А детство продолжалось.
Шла война, взрослые страдали и теряли жизнь, и дети делили их муки. Но тыл потому и называется так, что в тылу должна быть не просто справедливость, но — спасительность, что ли.
В тылу переводили дыхание беженцы, которые бежали от врага, в тылу лечились раненные в боях солдаты, и без остановки работали заводы, делав шие танки, самолёты, снаряды, без которых не победить. В тылу собирались новые армии взрослых мужчин.
Но в тылу ещё жили дети. И взрослые учили их, лечили их, кормили и поили их, чтобы выросли новые люди, которые совсем скоро сами станут взрослыми.
Утром, зимой, я вставал, завтракал, и мама опять и опять вела меня в школу. По городу бил мороз, как тяжелая артиллерия, даже дышать было трудно, но мы пробивались сквозь него к школьным дверям, потом уроки, потом к бабушке, где я выполнял домашние задания, потом домой. Мамины летние платья из родительского шкафа исчезли уже давно.
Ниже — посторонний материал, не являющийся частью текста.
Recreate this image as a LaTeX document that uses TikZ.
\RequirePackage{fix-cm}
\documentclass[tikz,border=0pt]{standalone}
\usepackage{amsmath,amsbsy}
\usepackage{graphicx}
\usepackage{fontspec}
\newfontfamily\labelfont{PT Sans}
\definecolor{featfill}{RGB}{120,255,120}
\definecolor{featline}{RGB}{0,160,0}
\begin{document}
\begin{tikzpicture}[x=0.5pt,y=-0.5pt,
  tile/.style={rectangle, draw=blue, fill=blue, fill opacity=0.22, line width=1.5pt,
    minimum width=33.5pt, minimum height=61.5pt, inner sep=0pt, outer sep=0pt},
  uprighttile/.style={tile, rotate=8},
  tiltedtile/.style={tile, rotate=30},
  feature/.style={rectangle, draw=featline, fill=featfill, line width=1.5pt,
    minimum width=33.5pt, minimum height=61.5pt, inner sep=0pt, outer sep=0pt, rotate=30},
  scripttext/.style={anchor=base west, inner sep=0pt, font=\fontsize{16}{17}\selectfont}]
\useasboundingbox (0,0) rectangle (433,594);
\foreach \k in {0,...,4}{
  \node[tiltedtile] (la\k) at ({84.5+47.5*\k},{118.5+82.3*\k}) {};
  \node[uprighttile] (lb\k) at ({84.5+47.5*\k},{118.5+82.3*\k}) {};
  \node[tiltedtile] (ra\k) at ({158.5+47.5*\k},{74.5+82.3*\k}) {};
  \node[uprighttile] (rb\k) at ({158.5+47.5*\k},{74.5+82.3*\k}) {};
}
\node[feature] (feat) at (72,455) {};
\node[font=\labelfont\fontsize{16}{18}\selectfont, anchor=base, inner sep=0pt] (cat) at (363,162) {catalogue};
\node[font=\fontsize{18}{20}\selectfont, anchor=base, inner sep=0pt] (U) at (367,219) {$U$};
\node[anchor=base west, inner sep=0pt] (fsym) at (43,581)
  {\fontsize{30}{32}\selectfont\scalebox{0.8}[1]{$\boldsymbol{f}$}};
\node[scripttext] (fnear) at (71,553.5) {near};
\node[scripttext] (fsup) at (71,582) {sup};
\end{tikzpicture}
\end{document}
Но я не заметил, как пропала одна-единственная драгоценная пара довоенных туфель-лодочек, до которых мама, по её словам, не знала жизни.
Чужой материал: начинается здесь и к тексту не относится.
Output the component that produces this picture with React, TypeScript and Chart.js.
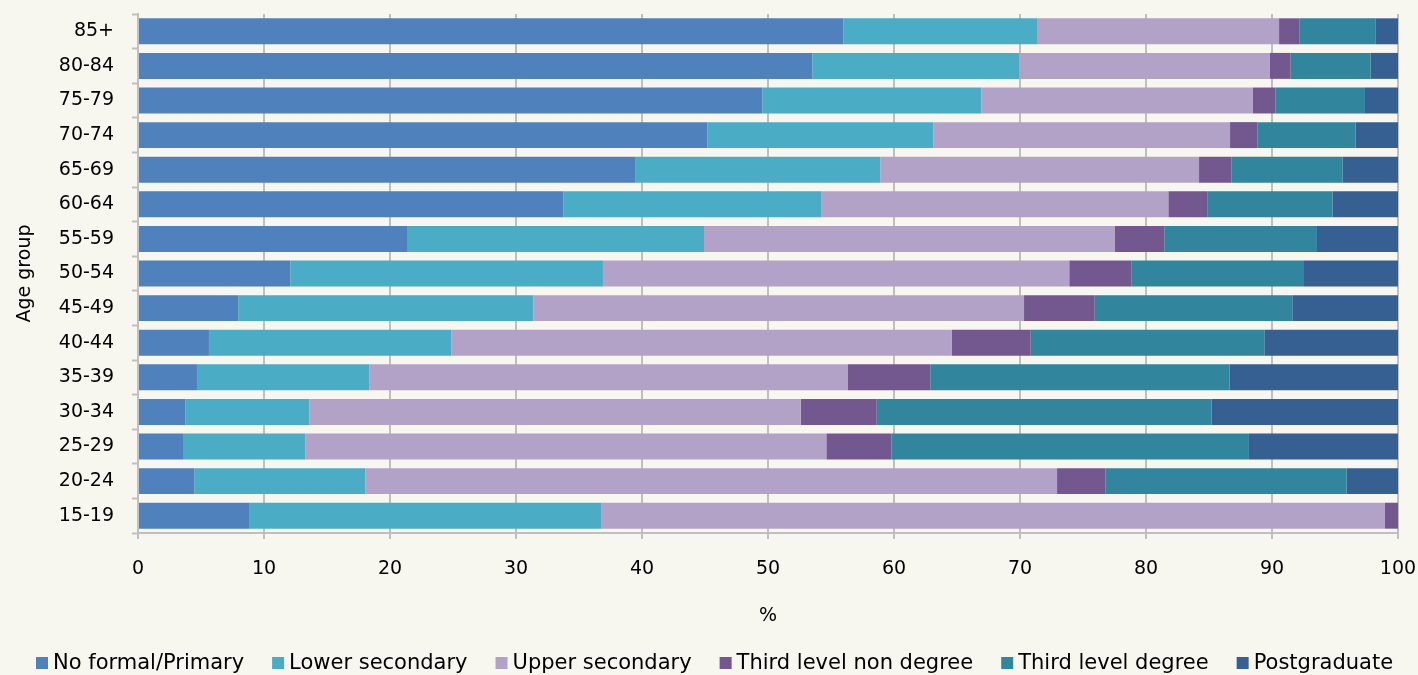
import React, { useEffect, useRef } from "react";
import { Chart, registerables } from "chart.js";

Chart.register(...registerables);

const ageGroups = ["15-19", "20-24", "25-29", "30-34", "35-39", "40-44", "45-49", "50-54", "55-59", "60-64", "65-69", "70-74", "75-79", "80-84", "85+"];

const noFormalPrimary = [8.81, 4.47, 3.57, 3.76, 4.68, 5.63, 7.96, 12.09, 21.35, 33.76, 39.5, 45.18, 49.55, 53.52, 55.98];
const lowerSecondary = [27.94, 13.57, 9.71, 9.84, 13.68, 19.24, 23.41, 24.81, 23.57, 20.45, 19.41, 17.94, 17.38, 16.42, 15.37];
const upperSecondary = [62.22, 54.9, 41.35, 38.99, 37.99, 39.73, 38.95, 37.01, 32.58, 27.56, 25.3, 23.55, 21.56, 19.9, 19.21];
const thirdLevelNonDegree = [1.03, 3.83, 5.16, 6.04, 6.53, 6.25, 5.61, 4.92, 3.95, 3.13, 2.56, 2.16, 1.77, 1.64, 1.64];
const thirdLevelDegree = [0, 19.16, 28.38, 26.58, 23.76, 18.54, 15.68, 13.71, 12.12, 9.91, 8.84, 7.81, 7.12, 6.35, 6.0];
const postgraduate = [0, 4.07, 11.83, 14.79, 13.36, 10.61, 8.39, 7.46, 6.43, 5.19, 4.39, 3.36, 2.62, 2.17, 1.8];

const seriesLabels = ["No formal/Primary", "Lower secondary", "Upper secondary", "Third level non degree", "Third level degree", "Postgraduate"];
const seriesColors = ["#4F81BD", "#4BACC6", "#B3A2C7", "#72588F", "#31859C", "#366092"];

const FONT = '"DejaVu Sans", "Liberation Sans", Arial, sans-serif';
const GRID = "#BFBFBF";

const customLegend = {
  id: "customLegend",
  afterDraw(chart: any) {
    const ctx = chart.ctx;
    ctx.save();
    ctx.font = `21px ${FONT}`;
    ctx.textBaseline = "middle";
    ctx.textAlign = "left";
    const y = 663;
    let x = 36;
    const box = 12;
    const gap = 5;
    const spacing = 28;
    chart.data.datasets.forEach((ds: any) => {
      ctx.fillStyle = ds.backgroundColor;
      ctx.fillRect(x, y - box / 2, box, box);
      ctx.fillStyle = "#000000";
      ctx.fillText(ds.label, x + box + gap, y + 1);
      x += box + gap + ctx.measureText(ds.label).width + spacing;
    });
    ctx.restore();
  },
};

export default function App() {
  const canvasRef = useRef<HTMLCanvasElement | null>(null);

  useEffect(() => {
    const canvas = canvasRef.current;
    if (!canvas) return;
    const values = [noFormalPrimary, lowerSecondary, upperSecondary, thirdLevelNonDegree, thirdLevelDegree, postgraduate];
    const chart = new Chart(canvas, {
      type: "bar",
      data: {
        labels: ageGroups,
        datasets: values.map((v, i) => ({
          label: seriesLabels[i],
          data: v,
          backgroundColor: seriesColors[i],
          borderWidth: 0,
          barPercentage: 0.75,
          categoryPercentage: 1,
        })),
      },
      options: {
        indexAxis: "y",
        responsive: true,
        maintainAspectRatio: false,
        animation: false,
        events: [],
        layout: { padding: { top: 14, right: 20, bottom: 47.6, left: 0 } },
        plugins: {
          legend: { display: false },
          tooltip: { enabled: false },
        },
        scales: {
          x: {
            stacked: true,
            min: 0,
            max: 100,
            ticks: { stepSize: 10, padding: 19, color: "#000000", font: { family: FONT, size: 19 } },
            grid: { color: GRID, lineWidth: 2, drawTicks: true, tickLength: 6, tickColor: GRID, tickWidth: 2 },
            border: { display: true, color: GRID, width: 2 },
            title: { display: true, text: "%", color: "#000000", font: { family: FONT, size: 19 }, padding: { top: 0, bottom: 0 } },
            afterFit: (s: any) => {
              s.height = 94.4;
              s.paddingLeft = 0;
              s.paddingRight = 0;
              s.paddingTop = 0;
              s.paddingBottom = 0;
            },
          },
          y: {
            stacked: true,
            reverse: true,
            ticks: { padding: 18, color: "#000000", font: { family: FONT, size: 19 } },
            grid: { drawOnChartArea: false, drawTicks: true, tickLength: 6, tickColor: GRID, tickWidth: 2, offset: true },
            border: { display: true, color: GRID, width: 2 },
            title: { display: true, text: "Age group", color: "#000000", font: { family: FONT, size: 19 }, padding: { top: 13.6, bottom: 0 } },
            afterFit: (s: any) => {
              s.width = 138;
              s.paddingLeft = 0;
              s.paddingRight = 0;
              s.paddingTop = 0;
              s.paddingBottom = 0;
            },
          },
        },
      },
      plugins: [customLegend],
    });
    return () => chart.destroy();
  }, []);

  return (
    <div style={{ position: "absolute", left: 0, top: 0, width: 1418, height: 675, background: "#F7F7F0" }}>
      <canvas ref={canvasRef} />
    </div>
  );
}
В шкафу совсем одиноко висел безработный отцовский костюм — пиджак и брюки, — но вот с ними мама не расставалась. Она никогда не обсуждала судьбу этого костюма, и всё.
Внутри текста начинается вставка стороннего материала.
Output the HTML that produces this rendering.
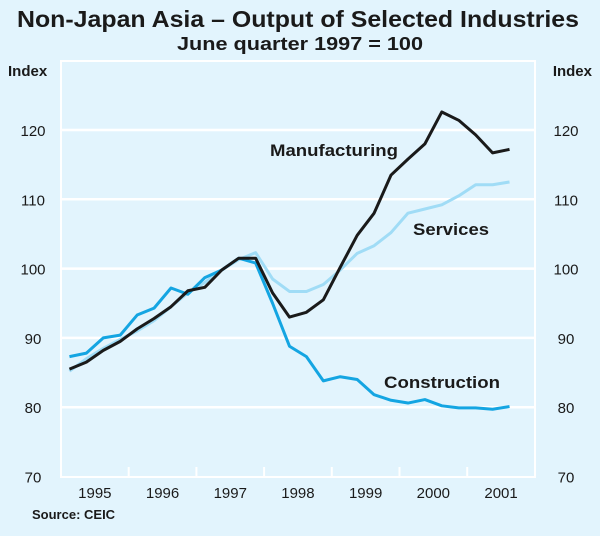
<!DOCTYPE html>
<html><head><meta charset="utf-8"><style>
body{margin:0;background:#e2f4fd;font-family:"Liberation Sans",Arial,sans-serif}
svg text{font-family:"Liberation Sans",Arial,sans-serif}
</style></head><body>
<svg id="c" width="600" height="531" xmlns="http://www.w3.org/2000/svg">
<rect x="0" y="0" width="600" height="531" fill="#e2f4fd"/>
<text x="298" y="27" text-anchor="middle" font-size="23" font-weight="bold" fill="#1a1a1a" textLength="562" lengthAdjust="spacingAndGlyphs">Non-Japan Asia – Output of Selected Industries</text>
<text x="300" y="50" text-anchor="middle" font-size="18" font-weight="bold" fill="#1a1a1a" textLength="246" lengthAdjust="spacingAndGlyphs">June quarter 1997 = 100</text>
<g id="grid"></g>
<rect x="61" y="61" width="474" height="416" fill="none" stroke="#fff" stroke-width="2"/>
<text x="8" y="76" font-size="15" font-weight="bold" fill="#1a1a1a">Index</text>
<text x="592" y="76" text-anchor="end" font-size="15" font-weight="bold" fill="#1a1a1a">Index</text>
<g id="ticks"></g>
<g id="lines"></g>
<text x="270" y="156" font-size="17" font-weight="bold" fill="#1a1a1a" textLength="128" lengthAdjust="spacingAndGlyphs">Manufacturing</text>
<text x="413" y="235" font-size="17" font-weight="bold" fill="#1a1a1a" textLength="76" lengthAdjust="spacingAndGlyphs">Services</text>
<text x="384" y="388" font-size="17" font-weight="bold" fill="#1a1a1a" textLength="116" lengthAdjust="spacingAndGlyphs">Construction</text>
<text x="32" y="519" font-size="13" font-weight="bold" fill="#1a1a1a">Source: CEIC</text>
</svg>
<script>
const yTicks=[70,80,90,100,110,120];
const years=['1995','1996','1997','1998','1999','2000','2001'];
const manufacturing=[85.5,86.5,88.2,89.5,91.3,92.8,94.5,96.8,97.3,99.8,101.5,101.5,96.5,93.0,93.7,95.5,100.2,104.8,108.0,113.5,115.8,118.0,122.6,121.4,119.3,116.7,117.2];
const services=[85.2,87,88.5,89.8,91,92.5,94.5,96.5,98,99.8,101.3,102.3,98.5,96.7,96.7,97.7,99.8,102.2,103.3,105.2,108,108.6,109.2,110.5,112.1,112.1,112.5];
const construction=[87.3,87.8,90,90.4,93.3,94.3,97.2,96.3,98.7,99.8,101.5,100.8,95,88.8,87.3,83.8,84.4,84,81.8,81,80.6,81.1,80.2,79.9,79.9,79.7,80.1];
const NS='http://www.w3.org/2000/svg';
const X0=61,YW=67.7,Ybot=476.5,PX=6.93;
const yS=v=>Ybot-(v-70)*PX;
const xQ=i=>X0+YW/8+i*YW/4;
function mk(t,a,p){const e=document.createElementNS(NS,t);for(const k in a)e.setAttribute(k,a[k]);p.appendChild(e);return e;}
const grid=document.getElementById('grid'),ticks=document.getElementById('ticks'),lines=document.getElementById('lines');
yTicks.forEach(v=>{
  if(v>70){const l=mk('line',{x1:X0,x2:X0+474,y1:yS(v),y2:yS(v),stroke:'#fff','stroke-width':2.5},grid);
  
  }
  const a=mk('text',{x:33,y:yS(v)+6,'text-anchor':'middle','font-size':15,fill:'#1a1a1a'},ticks);a.textContent=v;
  
  
  const b=mk('text',{x:566,y:yS(v)+6,'text-anchor':'middle','font-size':15,fill:'#1a1a1a'},ticks);b.textContent=v;
  
  
});
years.forEach((y,i)=>{
  if(i>0){const t=mk('line',{x1:X0+i*YW,x2:X0+i*YW,y1:467,y2:477,stroke:'#fff','stroke-width':2},ticks);
  
  }
  const a=mk('text',{x:X0+(i+0.5)*YW,y:498,'text-anchor':'middle','font-size':15,fill:'#1a1a1a'},ticks);a.textContent=y;
  
  
});
function line(d,c,n){const p=mk('polyline',{points:d.map((v,i)=>xQ(i)+','+yS(v)).join(' '),fill:'none',stroke:c,'stroke-width':3,'stroke-linejoin':'round'},lines);

}
line(services,'#a0dcf6','services-line');
line(construction,'#14a5e2','construction-line');
line(manufacturing,'#1a1a1a','manufacturing-line');
</script>
</body></html>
А сама ходила в одном-единственном тёмно-зелёном платье, которое носила и зимой и летом, без всякой смены, изредка его простирывая, этакое всесезонное обмундирование медицинской лаборантки в военном госпитале. Даже по цвету армейское.
Правда, у неё были ещё две юбки и две кофточки, которые то и дело разъезжались по швам.
Но так дозволено рассуждать из взрослости моей, жалея маму. А тогда я и не понимал, что можно жить по-другому, как-то выворачиваться и одеваться иначе. Нет, ничего иначе и по-другому быть не могло. И следовало радоваться, что всё слава Богу, и я в малокровные свои обмороки падать перестал. Зато мамочка совсем пересохла! Похоже, она продолжала сдавать кровь без моего сопровождения, и на глазах превратилась в сухонькую старушонку, переливающую в меня свои последние силы.
Так что я, кинув портфель, влезал на столб, державший калитку, и ждал, когда прилетит, а верней, прибежит моя совсем исхудавшая, истощённая, но всегда улыбающаяся мне мамочка.
И вдруг!
И вдруг нас ограбили. Какая же это была глупость этих самых грабителей. Не знали, куда лезут? Просто выломали окно, забрались, всё перевернули, отыскивая — что?
Разве, глядя на наш старческий комод со слониками, на репродуктор, зацепленный за длинный гвоздь, на жалкую этажерочку с книгами, на стёганое одеяло, истончавшее от старости, можно было рассчитывать на поживу в такой комнатёнке? Но они нашли, гады. Из шкафа исчез отцовский костюм.